Um Brasil que se repete em Torto Arado.

Imagem: Torto arado | Amazom.com.br

Mais um novembro que se inicia e o mês da consciência negra requer que tenhamos uma compreensão do que foi e tem sido o processo de construção deste país. Felizmente temos uma vasta literatura e de muita qualidade que nos ajuda a pensar o que é o Brasil, e qual o papel da população negra, não apenas para a formulação deste pensamento, mas de suas contribuições significativas em todas as áreas da sociedade brasileira.

Durante este último ano em que seguimos imersos na solitude imposta pelas medidas de distanciamento social, encontrei em algumas leituras um jeito de preservar minha saúde mental. Aproveitei para ter um contato maior com obras da literatura nacional e tive a sorte de começar por ‘torto arado”, que se tornou um dos melhores livros que li este ano.

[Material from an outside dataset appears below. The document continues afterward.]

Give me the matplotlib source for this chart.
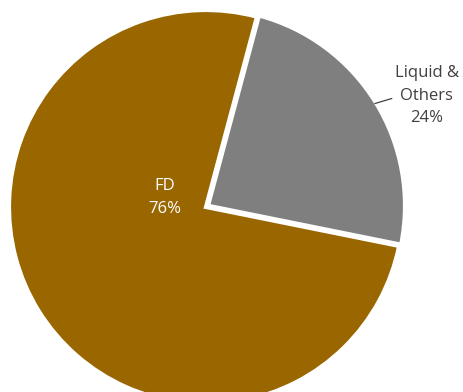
import matplotlib.pyplot as plt
import numpy as np

# share of each segment
labels = ["Liquid &\nOthers", "FD"]
values = [24, 76]
colors = ["#7f7f7f", "#996600"]

plt.rcParams['font.family'] = ['Open Sans', 'DejaVu Sans']

fig = plt.figure(figsize=(4.64, 3.92), dpi=100)
ax = fig.add_axes([0, 0, 1, 1])

wedges, _ = ax.pie(values, colors=colors, startangle=75, counterclock=False,
                   explode=[0.012, 0], radius=1.0,
                   wedgeprops=dict(edgecolor='white', linewidth=3))

# place the view so the pie sits high and left, clipped at the bottom
R = 197.0
cx, cy = 206.0, 207.0
ax.set_xlim(-cx / R, (464 - cx) / R)
ax.set_ylim(-(392 - cy) / R, cy / R)
ax.set_aspect('auto')
ax.axis('off')

# inside label for FD
ax.text(-0.21, 0.05, "%s\n%d%%" % (labels[1], values[1]), color='white',
        fontsize=12, ha='center', va='center', linespacing=1.6)

# outside label with leader line for the smaller slice
ang = np.deg2rad(31)
ax.annotate("%s\n%d%%" % (labels[0], values[0]),
            xy=(np.cos(ang), np.sin(ang) + 0.01),
            xytext=(1.12, 0.565), color='#404040', fontsize=12,
            ha='center', va='center', linespacing=1.55,
            arrowprops=dict(arrowstyle='-', color='#404040', lw=0.9,
                            shrinkA=0, shrinkB=0,
                            relpos=(0.1, 0.5)))

fig.savefig("out.png", dpi=100)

Minha indicação não se restringe somente ao meu gosto particular pela obra, mas pelas contribuições que ela nos dá para pensarmos este Brasil por vezes esquecido. É impossível entender as disfunções que se perpetuam em nossa sociedade, desconsiderando os efeitos provocados por uma transição social sem que o Estado garantisse condições mínimas de existência para uma população inteira que havia sido submetida aos horrores do regime escravista.

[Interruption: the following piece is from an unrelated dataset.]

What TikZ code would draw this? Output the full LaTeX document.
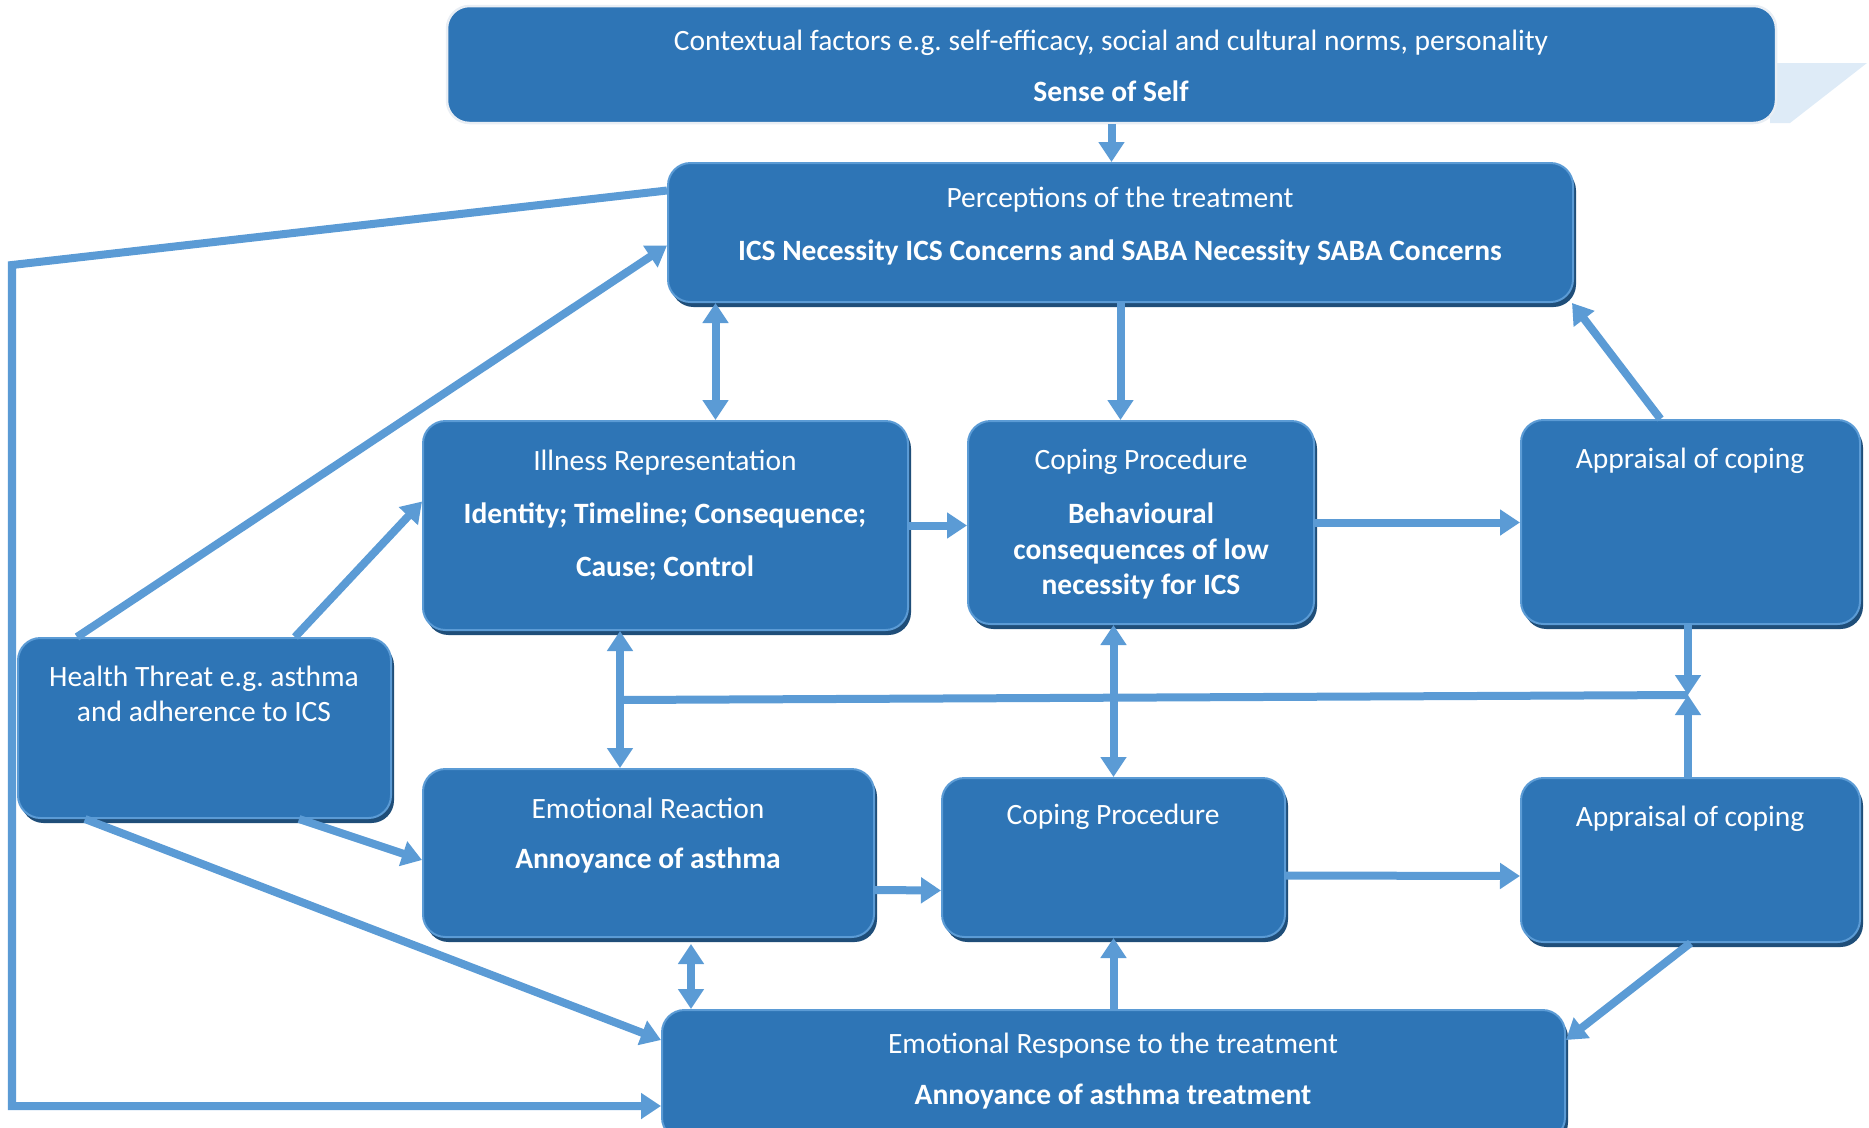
\documentclass[tikz,border=0pt]{standalone}
\usepackage{fontspec}
\setmainfont{Carlito}
\usetikzlibrary{arrows.meta,fit,shadows}

\definecolor{boxfill}{HTML}{2E75B6}
\definecolor{boxline}{HTML}{5B9BD5}
\definecolor{boxshade}{HTML}{1F4E79}
\definecolor{linkblue}{HTML}{5B9BD5}
\definecolor{wedgeblue}{HTML}{DEEBF7}
\definecolor{ctxline}{HTML}{E9EEF4}

\begin{document}
\frenchspacing
\begin{tikzpicture}[
            x=0.4pt,y=-0.4pt,
            box/.style={draw=boxline,line width=0.8pt,fill=boxfill,rounded corners=9pt,inner sep=0pt,
              drop shadow={shadow xshift=1.2pt,shadow yshift=-2pt,fill=boxshade,opacity=1}},
            topbox/.style={draw=ctxline,line width=1pt,fill=boxfill,rounded corners=9pt,inner sep=0pt},
            lbl/.style={text=white,font=\fontsize{11.8}{14.2}\selectfont,align=center,inner sep=0pt},
            lblb/.style={lbl,font=\fontsize{11.8}{14.2}\selectfont\bfseries},
            link/.style={draw=linkblue,line width=3.2pt,-{Triangle[width=10pt,length=8pt]}},
            dlink/.style={link,{Triangle[width=10pt,length=8pt]}-{Triangle[width=10pt,length=8pt]}}
          ]
          \useasboundingbox (0,0) rectangle (1869,1128);

          %context
          \fill[wedgeblue] (1770,63) -- (1867,63) -- (1790,123) -- (1770,123) -- cycle;
          \node[topbox,fit={(447,6) (1776,123)}] (ctx) {};

          %boxes
          \node[box,fit={(668,163) (1573,302)}] (perc) {};
          \node[box,fit={(423,421) (908,630)}] (ill) {};
          \node[box,fit={(968,421) (1314,624)}] (cop1) {};
          \node[box,fit={(1521,420) (1860,624)}] (app1) {};
          \node[box,fit={(18,638) (391,818)}] (health) {};
          \node[box,fit={(423,769) (874,937)}] (emre) {};
          \node[box,fit={(942,778) (1285,937)}] (cop2) {};
          \node[box,fit={(1521,778) (1860,942)}] (app2) {};
          \node[box,fit={(662,1010) (1565,1140)}] (resp) {};

          %labels
          \node[lbl] (ctxa) at (1111,43) {Contextual factors e.g. self-efficacy, social and cultural norms, personality};
          \node[lblb] (ctxb) at (1111,91) {Sense of Self};
          \node[lbl] (perca) at (1120,200) {Perceptions of the treatment};
          \node[lblb] (percb) at (1120,252) {ICS Necessity ICS Concerns and SABA Necessity SABA Concerns};
          \node[lbl] (illa) at (665,463) {Illness Representation};
          \node[lblb] (illb) at (665,515) {Identity; Timeline; Consequence;};
          \node[lblb] (illc) at (665,568) {Cause; Control};
          \node[lbl] (cop1a) at (1141,462) {Coping Procedure};
          \node[lblb] (cop1b) at (1141,551) {Behavioural\\consequences of low\\necessity for ICS};
          \node[lbl] (app1a) at (1690,461) {Appraisal of coping};
          \node[lbl] (healtha) at (204,694) {Health Threat e.g. asthma\\and adherence to ICS};
          \node[lbl] (emrea) at (648,808) {Emotional Reaction};
          \node[lblb] (emreb) at (648,860) {Annoyance of asthma};
          \node[lbl] (cop2a) at (1113,817) {Coping Procedure};
          \node[lbl] (app2a) at (1690,819) {Appraisal of coping};
          \node[lbl] (respa) at (1113,1046) {Emotional Response to the treatment};
          \node[lblb] (respb) at (1113,1096) {Annoyance of asthma treatment};

          %junctions
          \coordinate (v1) at (620,700);
          \coordinate (jn) at (1688,695);
          \coordinate (v2) at (691,944);
          \coordinate (lp1) at (12,265);
          \coordinate (lp2) at (12,1106);

          %links
          \draw[link] (ctx.south) -- (ctx.south |- perc.north);
          \draw[link,line join=miter] ([shift={(0,-42)}]perc.west) -- (lp1) -- (lp2) -- (lp2 -| resp.west);
          \draw[link] ([shift={(60,0)}]health.north west) -- ([shift={(0,13)}]perc.west);
          \draw[link] ([shift={(278,0)}]health.north west) -- ([shift={(0,-24)}]ill.west);
          \draw[dlink] ([shift={(50,0)}]ill.north) -- ([shift={(-405,0)}]perc.south);
          \draw[link] (perc.south) -- (perc.south |- cop1.north);
          \draw[link] (ill.east) -- (ill.east -| cop1.west);
          \draw[link] (cop1.east) -- (cop1.east -| app1.west);
          \draw[link] ([shift={(-30,0)}]app1.north) -- ([shift={(-2,0)}]perc.south east);
          \draw[dlink] (v1 |- ill.south) -- (v1 |- emre.north);
          \draw[draw=linkblue,line width=3.2pt] (v1) -- (jn);
          \draw[dlink] (cop2.north |- cop1.south) -- (cop2.north);
          \draw[link] (jn |- app1.south) -- (jn);
          \draw[link] (jn |- app2.north) -- (jn);
          \draw[link] ([shift={(-93,0)}]health.south east) -- ([shift={(0,7)}]emre.west);
          \draw[link] ([shift={(68,0)}]health.south west) -- ([shift={(0,-35)}]resp.west);
          \draw[link] ([shift={(0,37)}]emre.east) -- ([shift={(0,33)}]cop2.west);
          \draw[link] ([shift={(0,18)}]cop2.east) -- ([shift={(0,16)}]app2.west);
          \draw[dlink] (v2) -- (v2 |- resp.north);
          \draw[link] (resp.north) -- (resp.north |- cop2.south);
          \draw[link] (app2.south) -- ([shift={(0,-35)}]resp.east);
      \end{tikzpicture}
\end{document}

Ao longo da obra de Itamar vamos conhecendo um pouquinho das personagens Belonísia e Bibiana, que nos apresentam o passado de um Brasil extremamente desigual, e que segue se repetindo. Em alguns momentos a escrita do autor provoca algumas dúvidas sobre o período que está sendo retratado, sintetizando a substancia do que é o Brasil, um museu de grandes e trágicas novidades.

Ao se romper com o antigo regime, este país não teve a decência de promover políticas que assegurassem dignidade para as vítimas e sobreviventes da escravidão. Assim, ao deixar de ser o centro da acumulação capitalista o povo negro continua sendo explorado e passa a ocupar as margens da nossa sociedade vivendo agora sob o manto de uma falsa democracia racial.

Torto arado nos transporta para um passado bastante recente, no qual podemos enxergar a brutalidade experimentada por um povo que vive esquecido pelo Estado e que continua sendo violentado de diferentes maneiras. O livro é um triste reflexo de um país que renega e tem no povo negro um potencial alvo a ser combatido. Vivemos, ou pelo menos tentamos sobreviver, num verdadeiro território antinegro.

Como resultado acumulamos uma serie de desvantagens traduzidas em falta de acesso a bens e direitos básicos. Os dias atuais repetem as violências que outrora foram impostas a população negra, e insiste em nos tratar como não cidadãos. O brasil que até hoje não acertou suas contas com seu povo, se pinta de democrático e finge não entender que o que acontece nos dias de hoje, tem suas raízes na constituição deste país.

As terras brasileiras são antes de mais nada, a consolidação de um projeto de superexploração e extermínio das populações indígenas e negras, e a obra de Itamar nos chama para essa conversa mais que necessária. Os latifundiários e os herdeiros do passado colonial, que se beneficiaram dos lucros da escravidão, continuam controlando o país e são os responsáveis pelas desgraças que recaem sobre nossos corpos.

Vez ou outra, temos a notícia de trabalhadores libertos em situações análogas à escravidão, demonstrando a necessidade de mais fiscalização e ações que coloquem fim a esta pratica que viola os direitos humanos. Precisamos construir em nosso horizonte a superação do verbo “resistir”, e para isso é fundamental que haja reação de nossa parte para rompermos com este ciclo vicioso.

O grande sucesso do livro de Itamar Vieira, mais que inspirador, nos coloca diante da excelente literatura produzida no país e que muitas vezes tem passado despercebida por nós.  Sua obra também serve de instrumento para aumentarmos nossa compreensão do Brasil, e para quem ainda não conhece Torto arado, deixo como convite a leitura deste livro belíssimo que faz um mergulho profundo nas feridas abertas deste país.